### [SHORT PROBLEM]
Give all the lines below again, exactly, with no pictures.

### [MATERIAL]
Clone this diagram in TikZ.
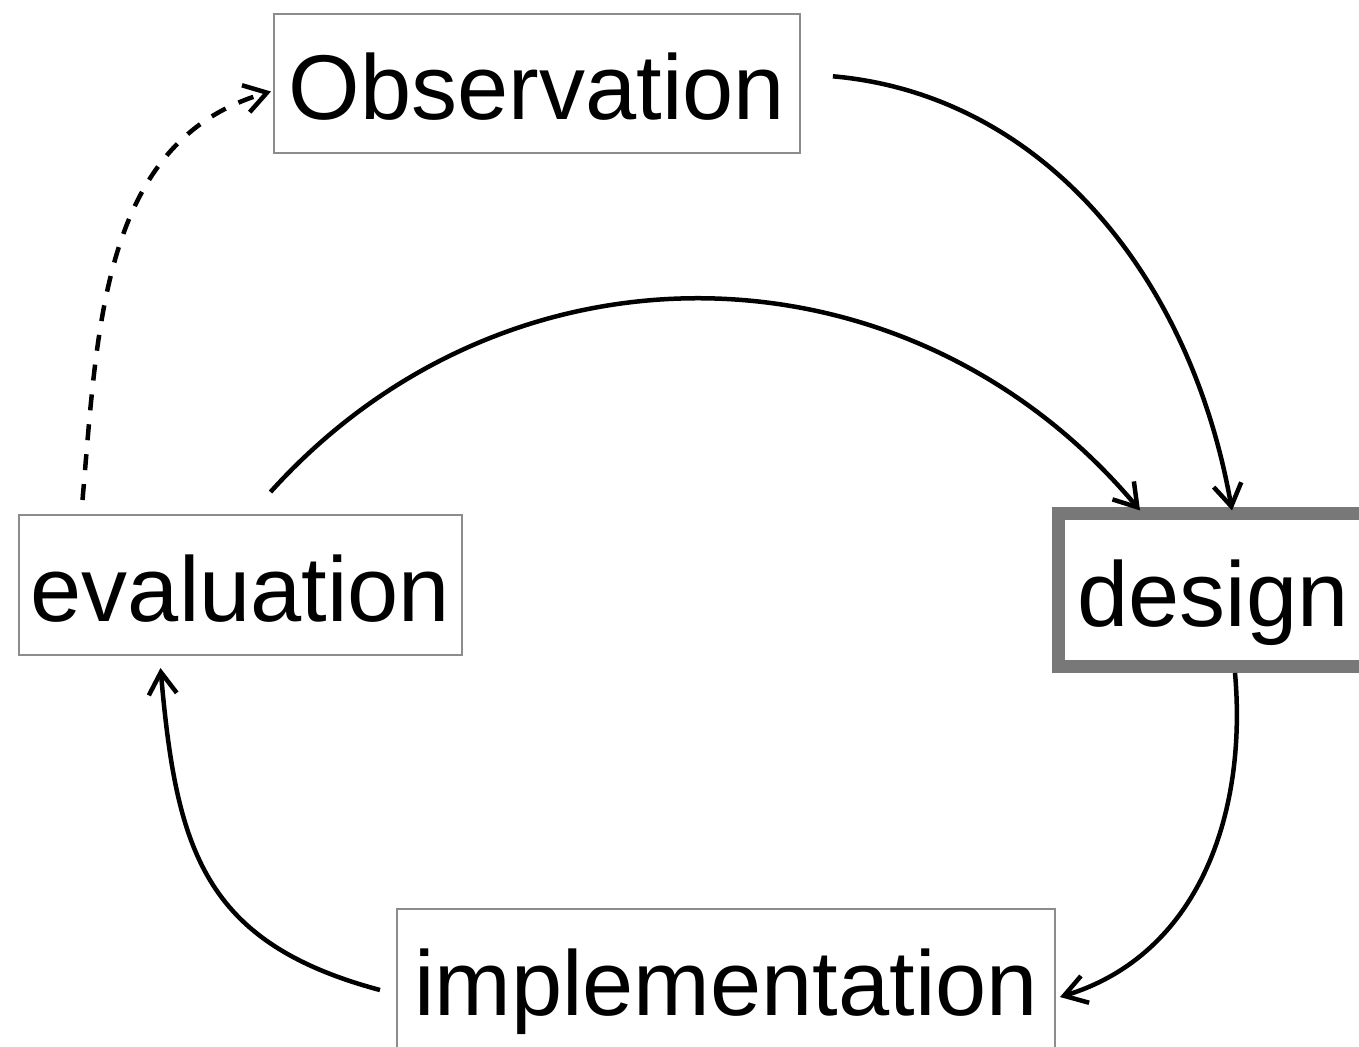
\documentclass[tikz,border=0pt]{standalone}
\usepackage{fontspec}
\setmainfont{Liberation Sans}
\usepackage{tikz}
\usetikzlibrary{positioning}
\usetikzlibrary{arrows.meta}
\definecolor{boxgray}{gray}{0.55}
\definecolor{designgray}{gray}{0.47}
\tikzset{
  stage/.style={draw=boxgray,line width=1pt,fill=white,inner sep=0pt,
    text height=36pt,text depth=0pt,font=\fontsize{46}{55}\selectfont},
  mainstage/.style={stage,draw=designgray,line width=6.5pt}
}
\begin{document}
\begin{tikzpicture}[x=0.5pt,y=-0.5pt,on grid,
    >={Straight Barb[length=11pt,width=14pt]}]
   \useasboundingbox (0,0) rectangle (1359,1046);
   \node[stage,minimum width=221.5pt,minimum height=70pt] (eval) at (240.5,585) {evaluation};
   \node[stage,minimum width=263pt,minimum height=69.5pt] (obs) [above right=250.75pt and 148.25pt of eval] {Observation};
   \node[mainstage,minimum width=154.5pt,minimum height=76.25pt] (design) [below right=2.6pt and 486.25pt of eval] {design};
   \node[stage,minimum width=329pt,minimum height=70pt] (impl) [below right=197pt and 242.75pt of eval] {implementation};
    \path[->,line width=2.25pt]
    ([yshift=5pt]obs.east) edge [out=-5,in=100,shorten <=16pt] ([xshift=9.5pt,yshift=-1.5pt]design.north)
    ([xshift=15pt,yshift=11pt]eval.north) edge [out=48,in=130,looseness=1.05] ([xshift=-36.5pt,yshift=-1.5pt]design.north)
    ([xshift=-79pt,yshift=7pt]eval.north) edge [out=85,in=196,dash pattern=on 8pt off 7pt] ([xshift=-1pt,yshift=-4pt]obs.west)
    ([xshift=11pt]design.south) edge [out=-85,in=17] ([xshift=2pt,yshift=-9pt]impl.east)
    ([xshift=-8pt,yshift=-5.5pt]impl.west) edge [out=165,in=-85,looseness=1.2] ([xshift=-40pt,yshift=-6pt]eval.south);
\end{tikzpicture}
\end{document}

### [OUTPUT FOR THIS EXERCISE]
Clone this diagram in TikZ.
\documentclass[tikz,border=0pt]{standalone}
\usepackage{fontspec}
\setmainfont{Liberation Sans}
\usepackage{tikz}
\usetikzlibrary{positioning}
\usetikzlibrary{arrows.meta}
\definecolor{boxgray}{gray}{0.55}
\definecolor{designgray}{gray}{0.47}
\tikzset{
  stage/.style={draw=boxgray,line width=1pt,fill=white,inner sep=0pt,
    text height=36pt,text depth=0pt,font=\fontsize{46}{55}\selectfont},
  mainstage/.style={stage,draw=designgray,line width=6.5pt}
}
\begin{document}
\begin{tikzpicture}[x=0.5pt,y=-0.5pt,on grid,
    >={Straight Barb[length=11pt,width=14pt]}]
   \useasboundingbox (0,0) rectangle (1359,1046);
   \node[stage,minimum width=221.5pt,minimum height=70pt] (eval) at (240.5,585) {evaluation};
   \node[stage,minimum width=263pt,minimum height=69.5pt] (obs) [above right=250.75pt and 148.25pt of eval] {Observation};
   \node[mainstage,minimum width=154.5pt,minimum height=76.25pt] (design) [below right=2.6pt and 486.25pt of eval] {design};
   \node[stage,minimum width=329pt,minimum height=70pt] (impl) [below right=197pt and 242.75pt of eval] {implementation};
    \path[->,line width=2.25pt]
    ([yshift=5pt]obs.east) edge [out=-5,in=100,shorten <=16pt] ([xshift=9.5pt,yshift=-1.5pt]design.north)
    ([xshift=15pt,yshift=11pt]eval.north) edge [out=48,in=130,looseness=1.05] ([xshift=-36.5pt,yshift=-1.5pt]design.north)
    ([xshift=-79pt,yshift=7pt]eval.north) edge [out=85,in=196,dash pattern=on 8pt off 7pt] ([xshift=-1pt,yshift=-4pt]obs.west)
    ([xshift=11pt]design.south) edge [out=-85,in=17] ([xshift=2pt,yshift=-9pt]impl.east)
    ([xshift=-8pt,yshift=-5.5pt]impl.west) edge [out=165,in=-85,looseness=1.2] ([xshift=-40pt,yshift=-6pt]eval.south);
\end{tikzpicture}
\end{document}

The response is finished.